Its very difficult to swallow, looking at the world right now. I can vote, I can read up on the issues and share my thoughts with those close to me... there is all kinds of civic activism at my disposal, I understand that. But I've been struggling with the realization that I'm one guy, with a blog and an opinion and one vote, yet it will take so much more than that to right our course as a nation. I came of age in the 80s, I remember the tail end of the Carter years, the malaise, and I remember the robust recovery and prosperity that followed once the full force of Capitalism was unleashed thanks to Reaganomics. The 90s were good as well, Capitalism roared on, despite attempts by the Left to derail it. What's more, our enemies around the world, at least until the latter half of the 90s, knew we meant business. For the last 30 years, with some recent exceptions, I've lived in an America that had blips of grief and weakness, but on balance created a world where someone with heart and ambition could live safely and not fear, in a macro sense, for the future. I have to tell you, I am not so sure I have that feeling of security anymore. Our national debt is spiraling out of control, our enemies are nuking up and smelling weakness. Our dollar is fading fast and the Left seems either unwilling or unable (I'll bet on the latter) to stop it. Meanwhile, we have a government that is using ignorance and class envy to take apart the very Capitalist system that has created the standard of living we enjoy today. We have a government that seems unwilling to secure our border, bringing waves of people into our system that are more interested in bleeding it dry that becoming a legal and responsible part of it. Health Care in this nation, based on the course we are charting, will soon be a product enjoyed in quality only by those with political connections. We even have people in power telling us to get used to America in decline. An our enemies are plotting for a world without a powerful United States of America. This is a world that I'm not used to, and to tell you the truth, its not one that I want to be a part of.

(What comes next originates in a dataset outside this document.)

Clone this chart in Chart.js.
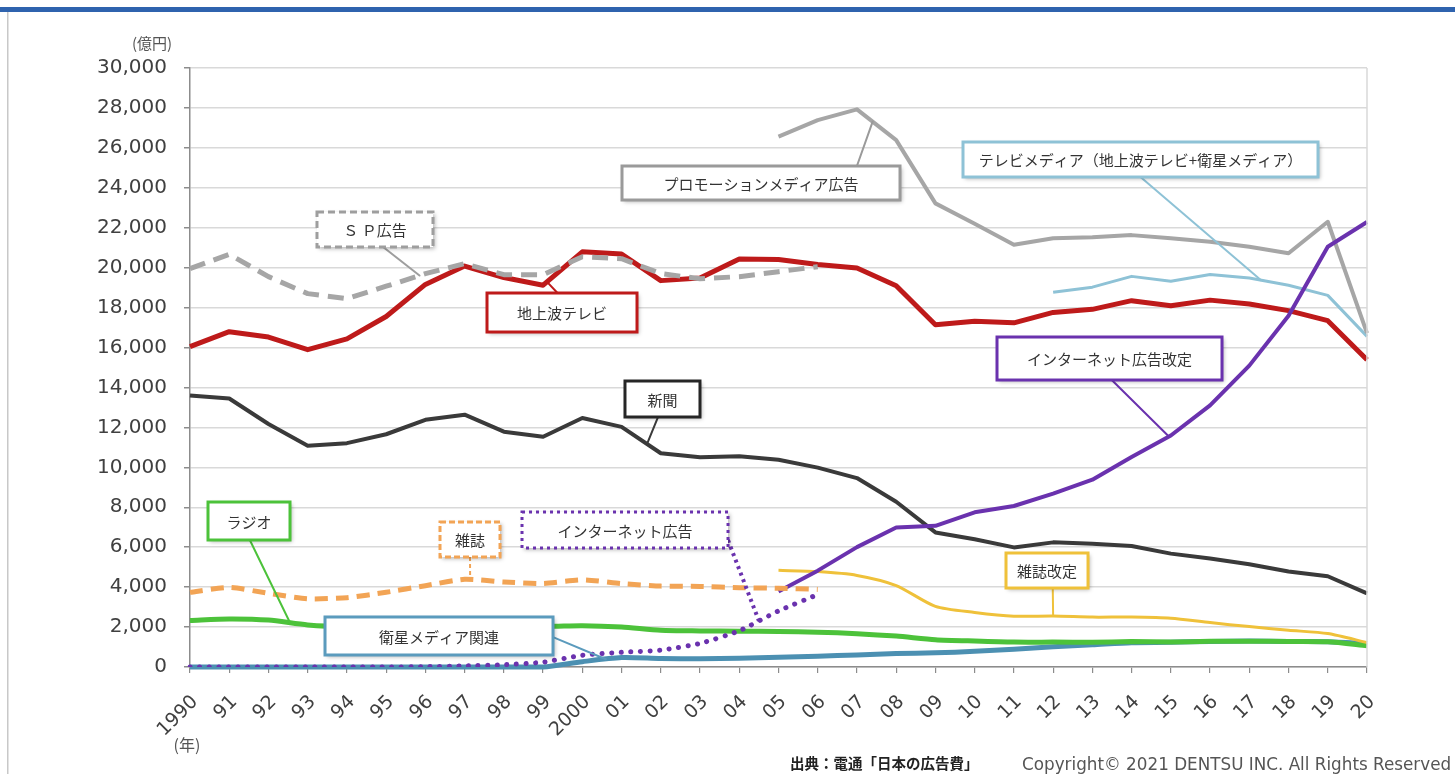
<!DOCTYPE html>
<html>
<head>
<meta charset="utf-8">
<script src="https://cdn.jsdelivr.net/npm/chart.js@4/dist/chart.umd.min.js"></script>
<style>
  html, body { margin: 0; padding: 0; background: #fff; overflow: hidden; }
  canvas { display: block; }
</style>
</head>
<body>
<canvas id="c" width="1455" height="774"></canvas>
<script>
// 媒体別広告費の推移（億円）1990〜2020年
const years = ['1990','91','92','93','94','95','96','97','98','99','2000','01','02','03','04','05','06','07','08','09','10','11','12','13','14','15','16','17','18','19','20'];
const yTicks = [0, 2000, 4000, 6000, 8000, 10000, 12000, 14000, 16000, 18000, 20000, 22000, 24000, 26000, 28000, 30000];

const terrestrialTV = [16046,16793,16526,15891,16435,17553,19162,20079,19505,19121,20793,20681,19351,19480,20436,20411,20161,19981,19092,17139,17321,17237,17757,17913,18347,18088,18374,18178,17848,17345,15386];
const spAds = [19950,20670,19550,18700,18450,19070,19700,20200,19650,19650,20550,20450,19700,19450,19550,19800,20050,null,null,null,null,null,null,null,null,null,null,null,null,null,null];
const promotionMedia = [null,null,null,null,null,null,null,null,null,null,null,null,null,null,null,26560,27390,27930,26390,23220,22200,21150,21470,21520,21630,21470,21300,21050,20720,22300,16720];
const tvMedia = [null,null,null,null,null,null,null,null,null,null,null,null,null,null,null,null,null,null,null,null,null,null,18770,19023,19564,19323,19657,19478,19123,18612,16559];
const newspaper = [13592,13445,12172,11087,11211,11657,12379,12636,11787,11535,12474,12027,10707,10500,10559,10377,9986,9462,8276,6739,6396,5990,6242,6170,6057,5679,5431,5147,4784,4547,3688];
const internetRevised = [null,null,null,null,null,null,null,null,null,null,null,null,null,null,null,3777,4826,6003,6983,7069,7747,8062,8680,9381,10519,11594,13100,15094,17589,21048,22290];
const internetOld = [0,0,0,0,0,0,16,60,114,241,590,735,845,1183,1814,2808,3630,null,null,null,null,null,null,null,null,null,null,null,null,null,null];
const magazineOld = [3741,3986,3692,3417,3473,3743,4073,4395,4258,4183,4369,4180,4051,4035,3970,3945,3887,null,null,null,null,null,null,null,null,null,null,null,null,null,null];
const magazineRevised = [null,null,null,null,null,null,null,null,null,null,null,null,null,null,null,4842,4777,4585,4078,3034,2733,2542,2551,2499,2500,2443,2223,2023,1841,1675,1223];
const radio = [2335,2406,2350,2109,2029,2082,2181,2247,2153,2043,2071,1998,1837,1807,1795,1778,1744,1671,1549,1370,1299,1247,1246,1243,1272,1254,1285,1290,1278,1260,1066];
const satellite = [0,0,0,0,0,0,0,0,0,0,266,471,424,419,436,487,544,603,676,709,784,891,1013,1110,1217,1235,1283,1300,1275,1267,1173];

const C = {
  red: '#BE1A1A', gray: '#A6A6A6', lightBlue: '#8EC2D6', black: '#3A3A3A',
  purple: '#6A32AE', orange: '#F2A455', yellow: '#EFC13A', green: '#4CC23A', teal: '#4C90B2'
};

const seriesByKey = {
  sp: spAds, tv: terrestrialTV, promo: promotionMedia, tvMedia: tvMedia, news: newspaper,
  netRev: internetRevised, netOld: internetOld, mag: magazineOld, magRev: magazineRevised,
  radio: radio, sat: satellite
};

// 吹き出しラベル：箱の中心（年インデックス, 億円）、箱サイズ、引き出し線の起点（箱内の比率）と系列上の終点（年インデックス）
const callouts = [
  { text: 'Ｓ Ｐ広告', key: 'sp', cx: 4.715, cy: 21911, w: 116, h: 35, color: '#9E9E9E', boxDash: [7, 4], from: [0.57, 1], at: 5.85, leaderColor: '#9E9E9E', leaderWidth: 2, leaderDash: [] },
  { text: '地上波テレビ', key: 'tv', cx: 9.482, cy: 17754, w: 150, h: 39, color: '#BE1A1A', boxDash: [], from: [0.47, 0], at: 9.1, leaderColor: '#BE1A1A', leaderWidth: 2, leaderDash: [] },
  { text: 'プロモーションメディア広告', key: 'promo', cx: 14.554, cy: 24240, w: 278, h: 34, color: '#9A9A9A', boxDash: [], from: [0.845, 0], at: 17.4, leaderColor: '#9A9A9A', leaderWidth: 2, leaderDash: [] },
  { text: 'テレビメディア（地上波テレビ+衛星メディア）', key: 'tvMedia', cx: 24.227, cy: 25417, w: 355, h: 35, color: '#8EC2D6', boxDash: [], from: [0.5, 1], at: 27.3, leaderColor: '#8EC2D6', leaderWidth: 2, leaderDash: [] },
  { text: 'インターネット広告改定', key: 'netRev', cx: 23.437, cy: 15450, w: 225, h: 43, color: '#6A32AE', boxDash: [], from: [0.51, 1], at: 24.95, leaderColor: '#6A32AE', leaderWidth: 2, leaderDash: [] },
  { text: '新聞', key: 'news', cx: 12.043, cy: 13422, w: 75, h: 36, color: '#262626', boxDash: [], from: [0.44, 1], at: 11.65, leaderColor: '#3A3A3A', leaderWidth: 2, leaderDash: [] },
  { text: 'ラジオ', key: 'radio', cx: 1.504, cy: 7312, w: 82, h: 38, color: '#4CC23A', boxDash: [], from: [0.51, 1], at: 2.55, leaderColor: '#4CC23A', leaderWidth: 2, leaderDash: [] },
  { text: '雑誌', key: 'mag', cx: 7.137, cy: 6385, w: 60, h: 35, color: '#F2A455', boxDash: [6, 3], from: [0.5, 1], at: 7.14, leaderColor: '#F2A455', leaderWidth: 2, leaderDash: [4, 3] },
  { text: 'インターネット広告', key: 'netOld', cx: 11.088, cy: 6861, w: 206, h: 36, color: '#6A32AE', boxDash: [3, 4], from: [1, 0.78], at: 14.5, leaderColor: '#6A32AE', leaderWidth: 4, leaderDash: [3, 4] },
  { text: '衛星メディア関連', key: 'sat', cx: 6.347, cy: 1553, w: 228, h: 38, color: '#5B9BBD', boxDash: [], from: [1, 0.53], at: 10.6, leaderColor: '#5B9BBD', leaderWidth: 2, leaderDash: [] },
  { text: '雑誌改定', key: 'magRev', cx: 21.844, cy: 4833, w: 82, h: 35, color: '#EFC13A', boxDash: [], from: [0.57, 1], at: 22.0, leaderColor: '#EFC13A', leaderWidth: 2, leaderDash: [] }
];

function valueAt(arr, t) {
  const i = Math.floor(t), f = t - i;
  if (f === 0 || arr[i + 1] == null) return arr[i];
  return arr[i] + (arr[i + 1] - arr[i]) * f;
}

const JP = '"Noto Sans CJK JP", "Noto Sans", sans-serif';
const NUM = '"DejaVu Sans", Verdana, sans-serif';

const calloutPlugin = {
  id: 'callouts',
  afterDatasetsDraw(chart) {
    const ctx = chart.ctx, xs = chart.scales.x, ys = chart.scales.y;
    ctx.save();
    for (const c of callouts) {
      const cx = xs.getPixelForValue(c.cx), cy = ys.getPixelForValue(c.cy);
      const left = cx - c.w / 2, top = cy - c.h / 2;
      const sx = left + c.from[0] * c.w, sy = top + c.from[1] * c.h;
      const tx = xs.getPixelForValue(c.at), ty = ys.getPixelForValue(valueAt(seriesByKey[c.key], c.at));
      // 引き出し線
      ctx.beginPath();
      ctx.setLineDash(c.leaderDash);
      ctx.lineCap = c.leaderDash.length ? 'butt' : 'round';
      ctx.strokeStyle = c.leaderColor;
      ctx.lineWidth = c.leaderWidth;
      ctx.moveTo(sx, sy);
      ctx.lineTo(tx, ty);
      ctx.stroke();
      // 箱（影付き）
      ctx.setLineDash([]);
      ctx.shadowColor = 'rgba(0,0,0,0.28)';
      ctx.shadowBlur = 4;
      ctx.shadowOffsetX = 2;
      ctx.shadowOffsetY = 2;
      ctx.fillStyle = '#fff';
      ctx.fillRect(left, top, c.w, c.h);
      ctx.shadowColor = 'transparent';
      ctx.setLineDash(c.boxDash);
      ctx.lineCap = 'butt';
      ctx.strokeStyle = c.color;
      ctx.lineWidth = 3;
      ctx.strokeRect(left, top, c.w, c.h);
      ctx.setLineDash([]);
      ctx.fillStyle = '#333';
      ctx.font = '15px ' + JP;
      ctx.textAlign = 'center';
      ctx.textBaseline = 'middle';
      ctx.fillText(c.text, cx, cy + 1);
    }
    ctx.restore();
  }
};

const framePlugin = {
  id: 'frame',
  beforeDraw(chart) {
    const ctx = chart.ctx;
    ctx.save();
    ctx.fillStyle = '#fff';
    ctx.fillRect(0, 0, chart.width, chart.height);
    ctx.fillStyle = '#2F63AE';
    ctx.fillRect(0, 7, chart.width, 5);
    ctx.fillStyle = '#C8C8C8';
    ctx.fillRect(7, 12, 1.5, chart.height - 12);
    ctx.restore();
  },
  afterDraw(chart) {
    const ctx = chart.ctx, a = chart.chartArea;
    ctx.save();
    ctx.strokeStyle = '#D9D9D9';
    ctx.lineWidth = 1.5;
    ctx.beginPath();
    ctx.moveTo(a.right, a.top);
    ctx.lineTo(a.right, a.bottom);
    ctx.stroke();
    ctx.fillStyle = '#555';
    ctx.textBaseline = 'middle';
    ctx.textAlign = 'center';
    ctx.font = '15px ' + JP;
    ctx.fillText('(億円)', 152, 43);
    ctx.font = '16px ' + JP;
    ctx.fillText('(年)', 187, 745);
    ctx.textAlign = 'left';
    ctx.fillStyle = '#222';
    ctx.font = 'bold 14.5px ' + JP;
    ctx.fillText('出典：電通「日本の広告費」', 790, 763);
    ctx.fillStyle = '#555';
    ctx.font = '16.8px ' + NUM;
    ctx.fillText('Copyright© 2021 DENTSU INC. All Rights Reserved', 1022, 766);
    ctx.restore();
  }
};

function line(label, data, color, width, order, extra) {
  return Object.assign({
    label, data, borderColor: color, backgroundColor: color, borderWidth: width,
    pointRadius: 0, fill: false, spanGaps: false, tension: 0, order,
    borderJoinStyle: 'round', borderCapStyle: 'butt'
  }, extra || {});
}

new Chart(document.getElementById('c'), {
  type: 'line',
  data: {
    labels: years,
    datasets: [
      line('インターネット広告', internetOld, C.purple, 5, 1, { borderDash: [0.1, 9.5], borderCapStyle: 'round', tension: 0.2 }),
      line('SP広告', spAds, C.gray, 5, 2, { borderDash: [16, 9] }),
      line('雑誌', magazineOld, C.orange, 5, 3, { borderDash: [13, 8], tension: 0.2 }),
      line('インターネット広告改定', internetRevised, C.purple, 4, 4),
      line('プロモーションメディア広告', promotionMedia, C.gray, 4, 5),
      line('テレビメディア', tvMedia, C.lightBlue, 3, 6),
      line('地上波テレビ', terrestrialTV, C.red, 5, 7),
      line('新聞', newspaper, C.black, 4, 8),
      line('雑誌改定', magazineRevised, C.yellow, 3, 9, { tension: 0.25 }),
      line('ラジオ', radio, C.green, 5, 10, { tension: 0.25 }),
      line('衛星メディア関連', satellite, C.teal, 5, 11, { tension: 0.25, clip: 4 })
    ]
  },
  options: {
    responsive: false,
    animation: false,
    devicePixelRatio: 1,
    layout: { padding: { top: 68, right: 88, left: 0, bottom: 0 } },
    plugins: { legend: { display: false }, tooltip: { enabled: false } },
    scales: {
      x: {
        type: 'category',
        offset: false,
        grid: { drawOnChartArea: false, drawTicks: true, tickLength: 6, color: '#8C8C8C', lineWidth: 1.2 },
        border: { display: true, color: '#8C8C8C', width: 1.5 },
        ticks: { autoSkip: false, minRotation: 45, maxRotation: 45, padding: 18, labelOffset: 5, color: '#404040', font: { family: NUM, size: 19 } },
        afterFit(s) { s.height = 107; }
      },
      y: {
        min: 0, max: 30000,
        afterBuildTicks(s) { s.ticks = yTicks.map(v => ({ value: v })); },
        ticks: { padding: 17, color: '#404040', font: { family: NUM, size: 20 }, callback: v => v.toLocaleString('en-US') },
        grid: { color: '#D9D9D9', lineWidth: 1.5, tickLength: 6, tickColor: '#8C8C8C' },
        border: { display: true, color: '#8C8C8C', width: 1.5 },
        afterFit(s) { s.width = 190; }
      }
    }
  },
  plugins: [framePlugin, calloutPlugin]
});
</script>
</body>
</html>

So that brings me back to Walt Kowalski and why I've been so drawn to this movie.

Walt's frustration comes about because of the world he finds himself in: alone, a stranger in the neighborhood he's known and been comfortable in all of his life, watching what was once home to him become an infestation of violent gangs and dilapidated houses. And it eats away at the lining of his stomach. It makes him more and more bitter. Walt's last real friend, at the outset of the movie, is his purebred yellow lab, Daisy. Walt finishes his chores for the day, sits on his front porch in a lawn chair with an old Coleman cooler full of Pabst Blue Ribbon, reads the paper and talks to Daisy, who's sitting at his feet. You can tell its his last refuge in a world that seems to be failing him.

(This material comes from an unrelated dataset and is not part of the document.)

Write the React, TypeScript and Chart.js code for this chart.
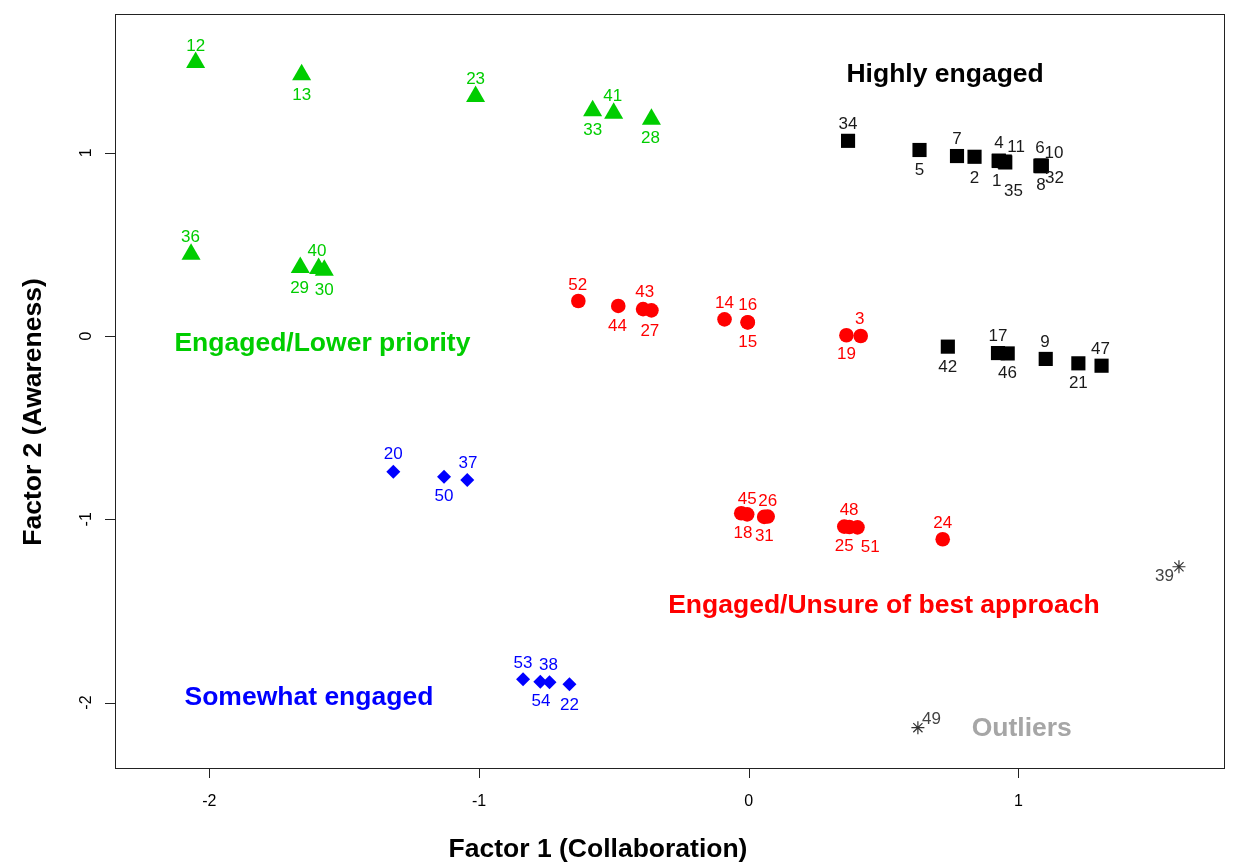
import React, { useEffect, useRef } from 'react';
import { Chart, registerables } from 'chart.js';

Chart.register(...registerables);

// ---- axes ----
const X_TICKS = [-2, -1, 0, 1];
const Y_TICKS = [-2, -1, 0, 1];
const X_MIN = -2.35;
const X_MAX = 1.762;
const Y_MIN = -2.357;
const Y_MAX = 1.757;
const X_TITLE = 'Factor 1 (Collaboration)';
const Y_TITLE = 'Factor 2 (Awareness)';

// ---- Highly engaged (black squares) ----
const highIds = ['34', '5', '7', '2', '4', '11', '1', '35', '6', '10', '8', '32', '42', '17', '46', '9', '21', '47'];
const highX = [0.368, 0.633, 0.772, 0.837, 0.927, 0.949, 0.927, 0.951, 1.082, 1.086, 1.082, 1.086, 0.738, 0.924, 0.960, 1.101, 1.222, 1.308];
const highY = [1.065, 1.015, 0.982, 0.978, 0.957, 0.952, 0.955, 0.947, 0.930, 0.927, 0.927, 0.930, -0.058, -0.093, -0.095, -0.125, -0.149, -0.162];

// ---- Engaged/Lower priority (green triangles) ----
const lowIds = ['12', '13', '23', '33', '41', '28', '36', '29', '40', '30'];
const lowX = [-2.051, -1.658, -1.013, -0.579, -0.501, -0.361, -2.068, -1.663, -1.595, -1.574];
const lowY = [1.492, 1.425, 1.307, 1.229, 1.215, 1.183, 0.446, 0.374, 0.368, 0.359];

// ---- Engaged/Unsure of best approach (red circles) ----
const unsureIds = ['52', '44', '43', '27', '14', '16', '15', '19', '3', '18', '45', '31', '26', '25', '48', '51', '24'];
const unsureX = [-0.632, -0.484, -0.392, -0.361, -0.090, -0.004, -0.004, 0.362, 0.415, -0.028, -0.006, 0.057, 0.070, 0.354, 0.373, 0.403, 0.719];
const unsureY = [0.191, 0.164, 0.147, 0.140, 0.091, 0.075, 0.074, 0.004, 0.000, -0.967, -0.973, -0.987, -0.985, -1.040, -1.042, -1.044, -1.109];

// ---- Somewhat engaged (blue diamonds) ----
const someIds = ['20', '50', '37', '53', '54', '38', '22'];
const someX = [-1.318, -1.130, -1.044, -0.837, -0.773, -0.739, -0.665];
const someY = [-0.740, -0.768, -0.786, -1.873, -1.886, -1.889, -1.900];

// ---- Outliers (grey stars) ----
const outIds = ['39', '49'];
const outX = [1.595, 0.627];
const outY = [-1.259, -2.137];

// ---- group annotations ----
const noteTexts = ['Highly engaged', 'Engaged/Lower priority', 'Engaged/Unsure of best approach', 'Somewhat engaged', 'Outliers'];
const noteX = [0.728, -1.581, 0.501, -1.631, 1.012];
const noteY = [1.435, -0.033, -1.462, -1.964, -2.133];

// ---- styling (label placement relative to each point, in px) ----
const LABEL_OFFSETS: Record<string, [number, number]> = {
  '12': [0, -17.5], '13': [0, 19.2], '23': [0, -18.2], '33': [0, 18.5], '41': [-1, -18.2], '28': [-1, 18.1],
  '36': [-0.6, -18.2], '29': [-0.7, 19.2], '40': [-1.6, -18.5], '30': [0, 19.1],
  '34': [0, -17.4], '5': [0, 19], '7': [0, -17.7], '2': [0, 20.6], '4': [0.3, -18.2], '11': [11.3, -15.8],
  '1': [-2, 19], '35': [8.2, 27.5], '6': [-0.7, -18.8], '10': [12.3, -14.3], '8': [0.3, 18.3], '32': [12.7, 11.8],
  '42': [0, 19], '17': [0, -18], '46': [-0.3, 18.8], '9': [-0.7, -18.3], '21': [0, 18.4], '47': [-1, -17.4],
  '52': [-0.7, -17], '44': [-0.7, 19], '43': [1.7, -18], '27': [-1.6, 19.7], '14': [0, -17.6], '16': [0, -18.3],
  '15': [0, 18.5], '19': [0, 18], '3': [-1, -17.7], '18': [1.7, 19], '45': [0, -16.6], '31': [0.2, 18],
  '26': [0, -16.5], '25': [0, 18.3], '48': [-0.3, -17.7], '51': [12.7, 18.7], '24': [0, -17.6],
  '20': [0, -18.4], '50': [0, 18.3], '37': [0.7, -17.7], '53': [0, -17.6], '54': [0.6, 18.3], '38': [-1, -18.3], '22': [0, 19.7],
  '39': [-14.4, 8.3], '49': [13.6, -9.4],
};

const GREEN = 'rgb(0,205,0)';
const RED = '#FF0000';
const BLUE = '#0000FF';
const BLACK = '#000000';
const STAR = '#333333';
const NOTE_COLORS = [BLACK, GREEN, RED, BLUE, '#A6A6A6'];
const FONT = '"Liberation Sans", Arial, Helvetica, sans-serif';

const toPts = (xs: number[], ys: number[]) => xs.map((x, i) => ({ x, y: ys[i] }));

const rStylePlugin = {
  id: 'rStyle',
  afterDatasetsDraw(chart: any) {
    const ctx: CanvasRenderingContext2D = chart.ctx;
    const { left, right, top, bottom } = chart.chartArea;
    const xs = chart.scales.x;
    const ys = chart.scales.y;
    ctx.save();

    // plot box
    ctx.strokeStyle = '#222';
    ctx.lineWidth = 1;
    ctx.strokeRect(Math.round(left) + 0.5, Math.round(top) + 0.5, Math.round(right - left), Math.round(bottom - top));

    // x ticks
    ctx.fillStyle = '#000';
    ctx.font = `16px ${FONT}`;
    ctx.textAlign = 'center';
    ctx.textBaseline = 'alphabetic';
    ctx.beginPath();
    X_TICKS.forEach((v) => {
      const px = Math.round(xs.getPixelForValue(v)) + 0.5;
      ctx.moveTo(px, bottom);
      ctx.lineTo(px, bottom + 10);
    });
    ctx.moveTo(xs.getPixelForValue(X_TICKS[0]), Math.round(bottom) + 0.5);
    ctx.lineTo(xs.getPixelForValue(X_TICKS[X_TICKS.length - 1]), Math.round(bottom) + 0.5);
    ctx.stroke();
    X_TICKS.forEach((v) => {
      ctx.fillText(String(v), xs.getPixelForValue(v), 806);
    });

    // y ticks (rotated labels)
    ctx.beginPath();
    Y_TICKS.forEach((v) => {
      const py = Math.round(ys.getPixelForValue(v)) + 0.5;
      ctx.moveTo(left, py);
      ctx.lineTo(left - 10, py);
    });
    ctx.moveTo(Math.round(left) + 0.5, ys.getPixelForValue(Y_TICKS[0]));
    ctx.lineTo(Math.round(left) + 0.5, ys.getPixelForValue(Y_TICKS[Y_TICKS.length - 1]));
    ctx.stroke();
    Y_TICKS.forEach((v) => {
      ctx.save();
      ctx.translate(91, ys.getPixelForValue(v));
      ctx.rotate(-Math.PI / 2);
      ctx.fillText(String(v), 0, 0);
      ctx.restore();
    });

    // axis titles
    ctx.font = `bold 26.5px ${FONT}`;
    ctx.fillText(X_TITLE, 598, 857);
    ctx.save();
    ctx.translate(41, 412);
    ctx.rotate(-Math.PI / 2);
    ctx.fillText(Y_TITLE, 0, 0);
    ctx.restore();

    // point labels
    ctx.font = `17px ${FONT}`;
    chart.data.datasets.forEach((ds: any, di: number) => {
      const meta = chart.getDatasetMeta(di);
      ctx.fillStyle = ds.labelColor;
      ds.ids.forEach((id: string, i: number) => {
        const el = meta.data[i];
        const off = LABEL_OFFSETS[id] || [0, -18];
        ctx.fillText(id, el.x + off[0], el.y + off[1] + 6);
      });
    });

    // group annotations
    ctx.font = `bold 26.5px ${FONT}`;
    noteTexts.forEach((t, i) => {
      ctx.fillStyle = NOTE_COLORS[i];
      ctx.fillText(t, xs.getPixelForValue(noteX[i]), ys.getPixelForValue(noteY[i]) + 9.4);
    });

    ctx.restore();
  },
};

export default function App() {
  const ref = useRef<HTMLCanvasElement | null>(null);

  useEffect(() => {
    document.body.style.margin = '0';
    if (!ref.current) return;
    const mk = (ids: string[], xs: number[], ys: number[], style: string, r: number, color: string, labelColor: string, bw = 0) => ({
      label: '',
      ids,
      labelColor,
      data: toPts(xs, ys),
      pointStyle: style,
      pointRadius: r,
      pointHoverRadius: r,
      backgroundColor: color,
      borderColor: color,
      borderWidth: bw,
      pointBorderWidth: bw,
    });
    const chart = new Chart(ref.current, {
      type: 'scatter',
      data: {
        datasets: [
          mk(lowIds, lowX, lowY, 'triangle', 11, GREEN, GREEN),
          mk(highIds, highX, highY, 'rect', 10, BLACK, '#1a1a1a'),
          mk(unsureIds, unsureX, unsureY, 'circle', 7.3, RED, RED),
          mk(someIds, someX, someY, 'rectRot', 7, BLUE, BLUE),
          mk(outIds, outX, outY, 'star', 6.5, STAR, '#444444', 1.2),
        ] as any,
      },
      options: {
        responsive: false,
        animation: false,
        layout: { padding: { left: 115, right: 5, top: 14, bottom: 96 } },
        plugins: { legend: { display: false }, tooltip: { enabled: false } },
        scales: {
          x: { type: 'linear', display: false, min: X_MIN, max: X_MAX },
          y: { type: 'linear', display: false, min: Y_MIN, max: Y_MAX },
        },
      },
      plugins: [rStylePlugin],
    });
    return () => chart.destroy();
  }, []);

  return <canvas ref={ref} width={1235} height={864} style={{ display: 'block' }} />;
}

That's a perfect metaphor, almost a perfect parallel, to where I find myself now. Seeing the country that I love, the Western Way of Life, and my personal career prospects just pissing away, its turning me into a Walt Kowalski. I love the movie because I understand the feeling of despair the character feels (again, liberal trolls, I'm not saying that I identify with his bigotry or racism). I do everything in my power to improve my life, and my country. But at the end of the day I struggle with a sense of helplessness, and bitterness because we, as a country, do not have to suffer like this. Our government doesn't have to absorb and control health care in this country. We don't have to spend ourselves into oblivion, we can cut taxes and regulation on businesses and create real incentive for hiring. We have it in our power to get back to the roaring prosperity we've known most of my life. And I just get the feeling like there is a political class of people in this country, a very powerful group, with allies within and without our borders, who have no interest in doing these things.

So truthfully, I often find myself, when my chores for the day are done, in JGAH, a fridge full of Miller Lite and a $3 Arturo Fuente, and yes, my yellow Lab, Esther, a big daddy's girl, at my feet. And I just wonder where life is heading. I'm with you, Walt.

Pray for this nation. Pray that we return to greatness. Vote and be involved. There's no reason for us to end this way as a nation.